What’s the greatest mystery you know ?
I still wonder to this day if Bill Stickers was really innocent, and if he was ever actually prosecuted?
I’ve always wondered that !- Ed

 

Are you alright Jack ?

Another victim …sorry, suspect appearing in our next production at the Rhodes Arts Complex 19th – 21st March – And then There Were None by Agatha Christie

You can get tickets here

But in the meantime – meet the dashing Tony Marston

Cluedo Marston - Jack

Who are you ?

Jack Stevens

Who is your character?

Anthony James Marston, or Tony to his friends or any ladies that catch his eye.

What’s he like?

An attractive, youthful and charming exterior hides Marston’s sociopathic and egotistical personality. Interested only in fast cars, expensive drink and pretty women, Marston has no concern for anyone but himself, and feels no remorse or guilt for his actions. A thrill-seeker to the core, Marston gladly throws himself into the mystery surrounding Soldier Island, ready to devote his energies to playing detective, to the disgust of his fellow guests.

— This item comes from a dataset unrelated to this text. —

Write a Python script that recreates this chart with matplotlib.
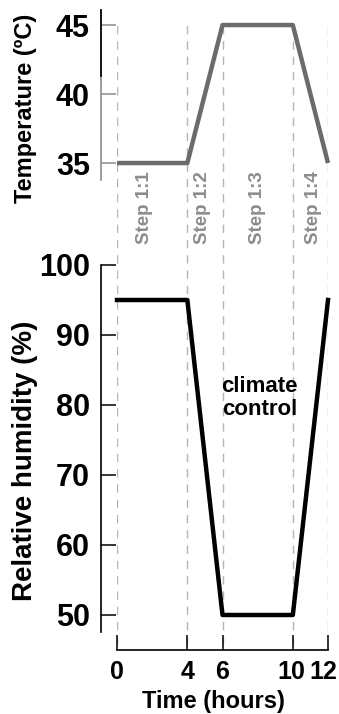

What’s the greatest mystery you know?

This one is a family story. A relation of mine, George Stoner, was famously convicted for the murder of architect Francis Rattenbury, who was found with his head bashed in with a mallet. Stoner was having an affair Rattenbury’s wife Alma, and both admitted having committed the murder. Both were charged, but only Stoner was found guilty of murder. His death sentence was commuted to life imprisonment (reduced to seven years when he volunteered to fight in WWII) because of an outcry in public sympathy, with many believing Stoner, who was only 18, had been manipulated by Alma into killing her husband. Notably, whilst Alma was found innocent of all charges, she committed suicide a few days after the trial, prompting speculation on what were the circumstances around the murder, and who wielded the fateful mallet.

Stoner died in 2000, but my grandfather found out from Stoner’s mum the truth behind the murder, and who wielded the mallet. He promised one day to tell us, but unfortunately died before he could, taking the resolution to the mystery with him to his grave.

If these events seem familiar, it might be because they were adapted into a play by famed playwright Terrence Rattigan, entitled Cause Célèbre.